Sunday, 10 June 2018

KHAYE (CHAYA) ELBOYM-DOREMBUS (ELBAUM)


KHAYE (CHAYA) ELBOYM-DOREMBUS (ELBAUM) (May 23, 1910-February 7, 1997)
            She was born in Stotsk (Stoczek), Warsaw district, Poland.  She studied in the Stoczek public school and the Łuków high school, and she attended pedagogical courses in Warsaw.  She began writing at age thirteen and debuted in print with a story entitled “A rayse-bildl” (A trip impression) in A. M. Vaysenberg’s (Weissenberg’s) Inzer hofening (Our hope).  She also published in the Polish newspaper Gazeta łukówska (Łuków gazette) and in Warsaw’s Głos prawdy (Voice of truth).  She was confined in the Warsaw Ghetto, where she worked in a factory making military overcoats.  From August 1942 until January 1945, she and her husband lived among the Poles with Polish papers.  She later described her experiences and all manner of dangers during those tragic years in a book, Af der arisher zayt (On the Aryan side).  She lived in Germany (1945-1946), and from 1947 she was in the land of Israel.  She contributed stories and reportage pieces to: Inzer hofening in Warsaw; Davar (Word), Di goldene keyt (The golden chain), Folksblat (People’s newspaper), Letste nayes (Latest news), Heymish (Familiar), and Nowiny (News)—in Tel Aviv; Dorem afrike (South Africa) in Johannesburg; and Tog-morgn-zhurnal (Day-morning journal) in New York.  She also placed work in Almanakh fun yidishe shrayber in yisroel (Almanac of Yiddish writers in Israel) (Tel Aviv, 1962).  In book form: Af der arisher zayt (Tel Aviv: Letste nayes, 1957), 372 pp., with a foreword by M. Tsanin, published earlier in installments in Letste nayes—winner of the Diamondstein Prize in 1958.
            “This work simply astonished the thousands of readers,” wrote Meylekh Ravitsh, “—and a great many reader-writers—with the simplicity and artistic crystallization of the descriptions.  The language is also rich, expressed literarily, full of Polish idioms.  The book is a document and at the same time literature, with enduring value.”  She also published under the pen name Alina.  She spent her last years in Boston.


  
Sources: M. Tsanin, in Letste nayes (Tel Aviv) (November 15, 1957); Moshe alamish, in Al hamishmar (Tel Aviv) (January 17, 1958); alamish, in Yisroel-shtime (Tel Aviv) (February 20, 1958); Y. Zinger, in Literarishe heftn (Los Angeles) (January-June 1958); Avrom Shulman, in Unzer shtime (Paris) (February 8, 1958); M. B. Shteyn, in Yisroel: tog eyn tog oys (Tel Aviv) (February 15, 1958); D. Naymark, in Forverts (New York) (February 16, 1958); Y. Paner, in Omer (Tel Aviv) (February 21, 1958); L. Domankevitsh, in Unzer vort (Paris) (March 8, 1958); Dr.

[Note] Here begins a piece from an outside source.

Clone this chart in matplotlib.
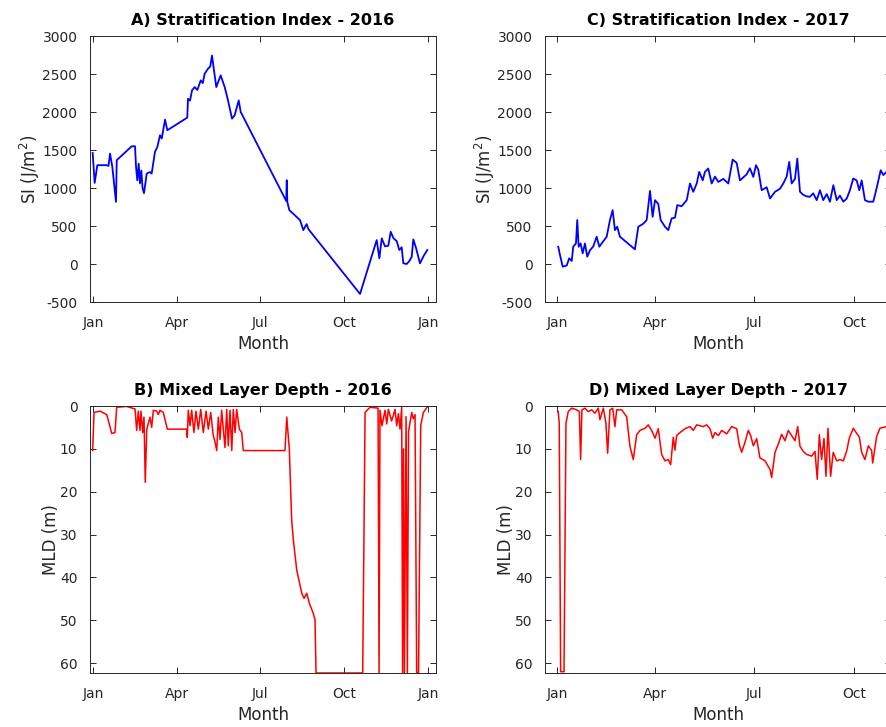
"""Stratification index and mixed layer depth, 2016 vs 2017 (2x2 panels)."""

import matplotlib.pyplot as plt

plt.rcParams["font.family"] = ["DejaVu Sans"]
plt.rcParams["axes.unicode_minus"] = False

# day of year (0 = 1 Jan) and values
si16_day = [-0.7, 1.5, 4.4, 14.6, 16.6, 18.3, 20.8, 24.8, 25.6, 42, 45.6, 46.7, 48.1, 49.6,
            51, 52.5, 53.8, 55.4, 58.4, 62, 63.8, 67.4, 70, 72.9, 74.8, 78.4, 80.9, 102.7,
            103.5, 105.7, 107.9, 110.8, 113.7, 117.4, 119.6, 121.7, 125.4, 127.9, 129.7,
            134.4, 139.2, 143.6, 147.2, 151.6, 154.5, 158.9, 161.1, 210.8, 211.4, 212,
            214.2, 225.9, 229.5, 231.9, 233.2, 235, 291.5, 309.7, 312.6, 315.2, 318.8,
            322.4, 325, 327.9, 331.6, 334.4, 337, 338.8, 342.5, 345.4, 348, 349.7, 352.7,
            357, 360.7, 365]
si16_val = [1461, 1067, 1300, 1300, 1290, 1453, 1278, 818, 1366, 1549, 1549, 1278, 1100,
            1320, 1060, 1230, 1000, 932, 1190, 1210, 1190, 1475, 1540, 1694, 1650, 1900,
            1760, 1926, 2175, 2150, 2285, 2328, 2290, 2416, 2380, 2504, 2570, 2600, 2744,
            2328, 2482, 2328, 2153, 1913, 1957, 2153, 2000, 830, 1103, 818, 709, 578, 446,
            500, 525, 460, -394, 315, 75, 337, 232, 240, 424, 341, 300, 184, 220, 9, 0, 40,
            96, 324, 210, 9, 100, 184]

si17_day = [0.9, 2.5, 5, 8.7, 11, 13.3, 14.7, 17.2, 18.4, 19.7, 21.5, 23.4, 25.5, 27.6,
            30.1, 33.1, 36.3, 38.7, 42.4, 45.5, 48.5, 51, 53.1, 55.2, 57.7, 71.5, 74.6,
            79.2, 82.3, 85.4, 87.8, 90, 93, 95.2, 99.2, 102.2, 105.3, 108.4, 110.5, 114.5,
            119.2, 122.2, 125.2, 128.4, 130.7, 133.9, 136, 139, 142.2, 145.2, 148.3, 152.9,
            157.5, 161.5, 165.2, 168.2, 171.3, 174.4, 177.4, 180.5, 183, 185.1, 188.2,
            192.8, 195.9, 200.5, 205.1, 208.1, 211.2, 213.6, 215.8, 218.9, 221, 223.5,
            226.5, 229.6, 232.6, 235.7, 238.9, 241.9, 244.9, 248.1, 251.1, 254.2, 257.3,
            260.3, 263.4, 266.5, 269.5, 272.5, 275.7, 278.1, 280.3, 283.3, 286.4, 291,
            294.1, 297.8, 300.2, 303.3, 306.4]
si17_val = [227, 118, -35, -20, 75, 40, 227, 270, 578, 227, 270, 140, 270, 96, 180, 230,
            359, 227, 300, 359, 578, 709, 446, 490, 359, 193, 490, 530, 578, 962, 620, 840,
            790, 578, 490, 446, 600, 610, 775, 760, 840, 1059, 950, 1059, 1212, 1100, 1212,
            1256, 1059, 1150, 1080, 1120, 1059, 1374, 1330, 1100, 1140, 1180, 1260, 1146,
            1300, 1240, 971, 1010, 862, 950, 990, 1059, 1150, 1343, 1060, 1120, 1387, 950,
            910, 890, 884, 930, 840, 971, 840, 920, 820, 1037, 840, 900, 820, 860, 971,
            1125, 1100, 971, 1100, 840, 820, 820, 1000, 1234, 1170, 1215, 1200]

mld16_day = [-0.7, 0.8, 7.3, 14.6, 17.5, 20.1, 23.7, 25.6, 36.5, 45.6, 47.4, 49.2, 51,
             52.1, 54, 55.4, 56.8, 58.4, 62, 63.8, 65.6, 69.3, 71, 72.9, 76.5, 80.9, 102.1,
             102.7, 103.8, 105.7, 107.5, 110, 112.2, 114.8, 117.4, 120.2, 123.2, 125.7,
             128.3, 131.1, 133, 134.9, 136.6, 138.5, 140.3, 142.1, 143.9, 145.8, 147.5,
             149.4, 151.3, 153, 154.9, 156.7, 159.6, 162.2, 163.9, 209.5, 211.4, 214.2,
             216.8, 218.6, 222.3, 227.8, 230.3, 233.2, 236.1, 240.4, 242.3, 243.4, 294.4,
             297, 302.4, 311.2, 312.3, 313.3, 315.5, 318.8, 320.7, 322.4, 326, 329.7,
             331.6, 333.4, 335.2, 337, 338, 339, 340, 341.8, 343.2, 344.5, 346, 348, 349.7,
             351.6, 353.4, 355.4, 357.8, 360.7, 365]
mld16_val = [10.4, 1.5, 1.2, 2, 4.2, 6.4, 6.2, 0.3, 0.1, 0.7, 5.7, 1.2, 5.7, 1.2, 6.2,
             2.6, 17.8, 5.5, 2.6, 5, 1, 1.2, 2, 1, 1.5, 5.4, 5.4, 7.3, 1, 4.6, 1, 6.2, 1.2,
             5.4, 0.8, 6.2, 1.2, 5.4, 1.5, 6.9, 8.4, 10.4, 2.6, 7.8, 1, 5.4, 9.7, 0.8, 9.3,
             1, 10.4, 0.8, 6.2, 0.8, 5.4, 6.2, 10.4, 10.4, 2.6, 10, 26.7, 31.2, 38.3, 43.7,
             44.9, 43.7, 46, 48.4, 49.9, 62.3, 62.3, 1.5, 0.3, 0.5, 62.3, 1.0, 4.6, 1.0, 4.2,
             0.8, 3.5, 0.8, 4.6, 1.8, 5.4, 0.3, 62.3, 10, 62.3, 2.5, 62.3, 6, 4, 1.5, 3, 2,
             62.3, 62.3, 4.6, 1.5, 0.2]

mld17_day = [0.9, 1.8, 3.1, 6.2, 8, 10.1, 13.3, 17.9, 20.3, 21.5, 22.7, 25.5, 28.5, 31.7,
             34.7, 37.8, 39.3, 42.4, 44.8, 46.4, 48.5, 51, 53.1, 54.7, 59.3, 63.9, 66.9, 70,
             73.1, 76.2, 80.8, 83.8, 86.9, 90, 93, 96.1, 99.2, 102.2, 104.4, 106.8, 108.4,
             109.9, 113, 117.6, 122.2, 125.2, 128.4, 134.4, 137.6, 140.6, 143.1, 145.2,
             148.3, 151.4, 156, 160.6, 165.2, 167.6, 169.8, 172.8, 175.9, 178.1, 180.5,
             183.6, 186.6, 191.3, 195.9, 197.4, 200.5, 203.5, 206.6, 209.7, 212.7, 215.8,
             218.9, 221.4, 223.5, 226.5, 229.6, 234.3, 237.3, 239.4, 241.3, 243.4, 245.6,
             247.4, 249.3, 251.7, 254.1, 257.3, 260.3, 263.4, 266.5, 268.9, 272.6, 275.7,
             278.1, 280.3, 283.3, 286.4, 289.5, 290.4, 294.1, 297.1, 303.3, 306.4]
mld17_val = [1.3, 4, 62, 62, 4, 1.3, 0.5, 0.9, 1.3, 12.5, 0.9, 0.5, 1.3, 0.9, 1.7, 0.5, 3.2,
             0.5, 4, 11, 0.9, 0.5, 4.8, 0.9, 0.9, 2.5, 9.4, 12.5, 6.7, 5.7, 5.2, 4.4, 5.7,
             7.5, 5.3, 11.3, 12.8, 12.5, 13.7, 7.3, 10.3, 6.9, 6.2, 5.3, 4.8, 5.7, 4.4, 4.8,
             4.4, 5.3, 7.5, 6.2, 6.9, 5.7, 6.5, 4.8, 5.3, 9, 10.8, 8.5, 5.7, 6.9, 9.3, 7.6,
             12.1, 12.8, 14.8, 16.7, 10.8, 8.9, 6.6, 8.1, 5.7, 6.9, 8.1, 4.8, 9.4, 10.6,
             11.3, 11.7, 10.6, 17.1, 6.7, 12.5, 7.6, 16.4, 5.2, 16.4, 10.8, 12.8, 12.5, 12.8,
             10.5, 7.5, 5.2, 6.4, 7.2, 10.8, 12.5, 9.3, 10.4, 13.3, 7.1, 5.2, 4.8, 5]

ticks16 = [0, 91, 182, 274, 366]
labels16 = ["Jan", "Apr", "Jul", "Oct", "Jan"]
ticks17 = [0, 90, 181, 273]
labels17 = ["Jan", "Apr", "Jul", "Oct"]

W, H = 887, 727
INK = "#262626"


def panel(left, top, right, bottom):
    return fig.add_axes([left / W, 1 - bottom / H, (right - left) / W, (bottom - top) / H])


def style(ax, title, ylabel, xticks, xlabels, xlim):
    ax.set_title(title, fontsize=11.5, fontweight="bold", pad=8)
    ax.set_xlabel("Month", fontsize=12, color=INK, labelpad=4)
    ax.set_ylabel(ylabel, fontsize=12, color=INK, labelpad=0)
    ax.set_xticks(xticks)
    ax.set_xticklabels(xlabels)
    ax.set_xlim(*xlim)
    ax.tick_params(direction="in", top=True, right=True, length=4, width=0.7,
                   colors=INK, labelsize=10, pad=9)
    ax.tick_params(axis="x", pad=10)
    for sp in ax.spines.values():
        sp.set_color(INK)
        sp.set_linewidth(0.7)


fig = plt.figure(figsize=(W / 100, H / 100), dpi=100)

ax_a = panel(90, 36, 436, 302)
ax_a.plot(si16_day, si16_val, color="blue", lw=1.3)
ax_a.set_ylim(-500, 3000)
ax_a.set_yticks(range(-500, 3001, 500))
style(ax_a, "A) Stratification Index - 2016", "SI (J/m$^2$)", ticks16, labels16, (-3.6, 374.5))

ax_c = panel(545, 36, 891, 302)
ax_c.plot(si17_day, si17_val, color="blue", lw=1.3)
ax_c.set_ylim(-500, 3000)
ax_c.set_yticks(range(-500, 3001, 500))
style(ax_c, "C) Stratification Index - 2017", "SI (J/m$^2$)", ticks17, labels17, (-11.3, 307.3))

ax_b = panel(90, 406, 436, 673)
ax_b.plot(mld16_day, mld16_val, color="red", lw=1.1)
ax_b.set_ylim(62.3, 0)
ax_b.set_yticks(range(0, 61, 10))
style(ax_b, "B) Mixed Layer Depth - 2016", "MLD (m)", ticks16, labels16, (-3.6, 374.5))

ax_d = panel(545, 406, 891, 673)
ax_d.plot(mld17_day, mld17_val, color="red", lw=1.1)
ax_d.set_ylim(62.3, 0)
ax_d.set_yticks(range(0, 61, 10))
style(ax_d, "D) Mixed Layer Depth - 2017", "MLD (m)", ticks17, labels17, (-11.3, 307.3))

fig.savefig("out.png", dpi=100)
plt.close(fig)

A. Mukdoni, in Tog-morgn-zhurnal (New York) (March 23, 1958); D. Tsharni (Daniel Charney), in Der tog (New York) (March 28, 1958); Y. Granatshteyn, in Hatsofe (Tel Aviv) (March 28, 1958); Kh. Slutska-Kestin, in Fray yisroel (Tel Aviv) (July 3, 1958); Khayim Leyb Fuks, in Di tsukunft (New York) (September 1958); M. Valdman, in Arbeter-vort (Paris) (October 10, 1958); V. Morib, Unzer eynikeyt (Paris) (August-September 1958); Meylekh Ravitsh, in Mayn leksikon (My lexicon), vol. 3 (Montreal, 1958), p. 481; M. Shchavinski, in Yidishe tsaytung (Tel Aviv) (January 16, 1959); A. Lis, Heym un doyer, vegn shrayber un verk (Home and duration, on writers and work) (Tel Aviv: Y. L. Perets Library, 1960), pp. 253-55; Y. Gar and F. Fridman, Biblyografye fun yidishe bikher vegn khurbn un gvure (Bibliography of Yiddish books concerning the Holocaust and heroism) (New York, 1962), see index.